> **What you should do**
Pick out the lines below that include the string "this".

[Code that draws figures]
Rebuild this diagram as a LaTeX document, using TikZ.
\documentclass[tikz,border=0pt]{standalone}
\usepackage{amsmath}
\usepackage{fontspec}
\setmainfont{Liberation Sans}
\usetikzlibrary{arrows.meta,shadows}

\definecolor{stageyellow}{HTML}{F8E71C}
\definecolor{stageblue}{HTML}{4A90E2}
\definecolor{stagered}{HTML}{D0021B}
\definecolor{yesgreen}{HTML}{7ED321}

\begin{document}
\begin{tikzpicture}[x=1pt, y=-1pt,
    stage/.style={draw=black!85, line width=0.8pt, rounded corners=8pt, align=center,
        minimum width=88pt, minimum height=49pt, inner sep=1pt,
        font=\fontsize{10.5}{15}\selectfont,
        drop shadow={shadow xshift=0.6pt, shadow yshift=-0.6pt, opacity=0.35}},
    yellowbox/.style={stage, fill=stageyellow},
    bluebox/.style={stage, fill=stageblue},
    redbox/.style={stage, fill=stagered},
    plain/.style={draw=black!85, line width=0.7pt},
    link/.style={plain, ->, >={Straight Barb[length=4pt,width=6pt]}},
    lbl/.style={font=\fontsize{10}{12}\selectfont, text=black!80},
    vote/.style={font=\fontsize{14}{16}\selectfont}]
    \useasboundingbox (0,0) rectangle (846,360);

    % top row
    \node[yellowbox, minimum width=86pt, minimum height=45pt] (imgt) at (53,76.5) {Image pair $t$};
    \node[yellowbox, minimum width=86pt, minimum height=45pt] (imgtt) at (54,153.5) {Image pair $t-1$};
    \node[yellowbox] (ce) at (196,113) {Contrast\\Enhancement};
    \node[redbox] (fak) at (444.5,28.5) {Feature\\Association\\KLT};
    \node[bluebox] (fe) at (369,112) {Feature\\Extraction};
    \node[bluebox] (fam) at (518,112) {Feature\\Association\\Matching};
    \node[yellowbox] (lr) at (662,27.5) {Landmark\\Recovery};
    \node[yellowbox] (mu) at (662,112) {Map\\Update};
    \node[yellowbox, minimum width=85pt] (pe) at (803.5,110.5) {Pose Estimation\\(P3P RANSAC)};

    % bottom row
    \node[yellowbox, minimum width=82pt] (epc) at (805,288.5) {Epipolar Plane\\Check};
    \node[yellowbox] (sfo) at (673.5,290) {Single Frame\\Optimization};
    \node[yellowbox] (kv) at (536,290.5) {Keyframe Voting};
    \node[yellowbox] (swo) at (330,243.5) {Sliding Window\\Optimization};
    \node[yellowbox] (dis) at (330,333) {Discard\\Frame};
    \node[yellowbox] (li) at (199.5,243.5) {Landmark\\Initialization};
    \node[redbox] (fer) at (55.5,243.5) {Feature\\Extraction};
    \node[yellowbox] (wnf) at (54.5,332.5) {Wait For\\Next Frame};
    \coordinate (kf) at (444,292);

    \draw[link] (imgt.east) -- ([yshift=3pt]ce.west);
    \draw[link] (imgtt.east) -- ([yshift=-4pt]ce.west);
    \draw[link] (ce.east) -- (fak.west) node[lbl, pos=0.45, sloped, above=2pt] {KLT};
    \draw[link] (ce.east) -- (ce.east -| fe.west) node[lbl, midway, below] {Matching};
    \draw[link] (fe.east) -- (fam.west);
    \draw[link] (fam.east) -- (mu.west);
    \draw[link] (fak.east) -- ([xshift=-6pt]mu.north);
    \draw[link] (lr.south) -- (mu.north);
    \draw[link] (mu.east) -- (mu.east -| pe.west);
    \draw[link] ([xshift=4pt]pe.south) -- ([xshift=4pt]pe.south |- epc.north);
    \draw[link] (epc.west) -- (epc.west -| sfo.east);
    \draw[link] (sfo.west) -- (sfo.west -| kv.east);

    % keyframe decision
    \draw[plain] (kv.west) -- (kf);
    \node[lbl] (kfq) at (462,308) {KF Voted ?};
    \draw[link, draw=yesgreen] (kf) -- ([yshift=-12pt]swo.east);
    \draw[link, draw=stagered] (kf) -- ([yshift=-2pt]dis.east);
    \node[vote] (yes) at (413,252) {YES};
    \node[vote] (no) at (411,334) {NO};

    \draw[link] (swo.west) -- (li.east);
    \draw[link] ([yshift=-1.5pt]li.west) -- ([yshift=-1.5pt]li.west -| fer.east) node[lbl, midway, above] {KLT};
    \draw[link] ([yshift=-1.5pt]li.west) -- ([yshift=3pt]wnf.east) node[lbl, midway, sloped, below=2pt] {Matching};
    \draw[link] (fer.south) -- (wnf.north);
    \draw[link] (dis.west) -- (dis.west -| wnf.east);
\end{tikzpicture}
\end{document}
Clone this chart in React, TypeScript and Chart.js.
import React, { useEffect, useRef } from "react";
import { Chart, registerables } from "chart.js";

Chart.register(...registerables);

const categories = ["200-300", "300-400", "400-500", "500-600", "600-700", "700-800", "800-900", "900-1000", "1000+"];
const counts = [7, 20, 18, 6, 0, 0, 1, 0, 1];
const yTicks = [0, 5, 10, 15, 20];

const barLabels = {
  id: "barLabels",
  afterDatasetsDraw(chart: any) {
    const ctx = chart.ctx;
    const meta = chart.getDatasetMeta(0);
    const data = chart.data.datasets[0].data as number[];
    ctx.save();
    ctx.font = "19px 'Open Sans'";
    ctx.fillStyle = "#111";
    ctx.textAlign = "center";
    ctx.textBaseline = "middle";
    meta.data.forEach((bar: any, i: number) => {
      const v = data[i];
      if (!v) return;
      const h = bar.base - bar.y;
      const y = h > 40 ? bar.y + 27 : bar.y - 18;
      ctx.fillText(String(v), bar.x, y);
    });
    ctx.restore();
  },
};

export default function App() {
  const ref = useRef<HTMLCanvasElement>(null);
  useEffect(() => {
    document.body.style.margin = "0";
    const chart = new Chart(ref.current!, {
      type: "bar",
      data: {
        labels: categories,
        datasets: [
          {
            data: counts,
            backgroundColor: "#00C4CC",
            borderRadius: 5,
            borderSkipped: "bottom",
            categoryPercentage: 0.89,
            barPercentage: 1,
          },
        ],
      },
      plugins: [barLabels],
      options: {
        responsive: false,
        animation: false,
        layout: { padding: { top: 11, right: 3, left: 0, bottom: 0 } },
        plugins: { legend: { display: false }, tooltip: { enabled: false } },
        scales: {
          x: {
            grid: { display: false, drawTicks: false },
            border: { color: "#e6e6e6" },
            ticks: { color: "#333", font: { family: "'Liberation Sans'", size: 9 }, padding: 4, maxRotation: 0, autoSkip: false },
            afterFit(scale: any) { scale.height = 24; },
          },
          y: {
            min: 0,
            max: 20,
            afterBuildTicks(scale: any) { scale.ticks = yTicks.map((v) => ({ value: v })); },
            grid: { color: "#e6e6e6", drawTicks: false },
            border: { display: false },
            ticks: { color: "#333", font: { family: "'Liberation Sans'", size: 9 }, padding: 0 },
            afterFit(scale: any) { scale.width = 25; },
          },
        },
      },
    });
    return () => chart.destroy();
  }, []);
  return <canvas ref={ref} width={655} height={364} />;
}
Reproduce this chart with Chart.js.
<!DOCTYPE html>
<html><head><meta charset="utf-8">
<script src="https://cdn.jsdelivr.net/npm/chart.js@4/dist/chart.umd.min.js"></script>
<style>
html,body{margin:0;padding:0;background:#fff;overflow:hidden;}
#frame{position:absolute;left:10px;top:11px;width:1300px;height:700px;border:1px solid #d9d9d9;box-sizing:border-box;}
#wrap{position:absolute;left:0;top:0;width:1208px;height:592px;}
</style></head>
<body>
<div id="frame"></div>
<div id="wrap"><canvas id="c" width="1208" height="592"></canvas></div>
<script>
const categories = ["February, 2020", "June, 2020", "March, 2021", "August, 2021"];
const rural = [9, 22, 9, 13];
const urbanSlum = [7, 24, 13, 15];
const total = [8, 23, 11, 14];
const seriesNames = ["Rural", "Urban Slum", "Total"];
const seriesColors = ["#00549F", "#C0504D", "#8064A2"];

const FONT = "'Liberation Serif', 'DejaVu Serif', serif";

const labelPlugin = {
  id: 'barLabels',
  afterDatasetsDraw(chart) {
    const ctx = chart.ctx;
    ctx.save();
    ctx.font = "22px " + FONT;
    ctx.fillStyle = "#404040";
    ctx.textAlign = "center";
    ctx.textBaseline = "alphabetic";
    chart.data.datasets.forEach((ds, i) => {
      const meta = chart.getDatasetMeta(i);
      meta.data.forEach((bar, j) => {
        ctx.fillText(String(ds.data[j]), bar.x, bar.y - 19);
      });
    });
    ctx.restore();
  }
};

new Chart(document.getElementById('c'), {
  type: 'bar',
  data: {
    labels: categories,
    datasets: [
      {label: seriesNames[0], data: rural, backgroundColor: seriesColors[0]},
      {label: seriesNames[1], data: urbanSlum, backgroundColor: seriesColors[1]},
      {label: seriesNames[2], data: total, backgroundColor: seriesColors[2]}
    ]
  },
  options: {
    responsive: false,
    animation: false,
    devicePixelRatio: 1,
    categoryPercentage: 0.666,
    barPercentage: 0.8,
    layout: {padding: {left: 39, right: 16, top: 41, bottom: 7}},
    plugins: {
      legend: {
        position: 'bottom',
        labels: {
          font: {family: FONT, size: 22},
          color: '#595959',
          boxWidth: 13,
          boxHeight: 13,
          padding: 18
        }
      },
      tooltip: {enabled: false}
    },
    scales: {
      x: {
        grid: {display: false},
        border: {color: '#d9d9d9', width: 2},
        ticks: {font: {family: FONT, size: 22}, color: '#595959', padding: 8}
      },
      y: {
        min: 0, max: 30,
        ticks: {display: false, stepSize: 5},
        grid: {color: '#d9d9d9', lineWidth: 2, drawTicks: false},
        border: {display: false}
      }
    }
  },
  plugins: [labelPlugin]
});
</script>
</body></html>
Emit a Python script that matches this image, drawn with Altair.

> **Output of the exercise**
Rebuild this diagram as a LaTeX document, using TikZ.
Clone this chart in React, TypeScript and Chart.js.
Reproduce this chart with Chart.js.
Emit a Python script that matches this image, drawn with Altair.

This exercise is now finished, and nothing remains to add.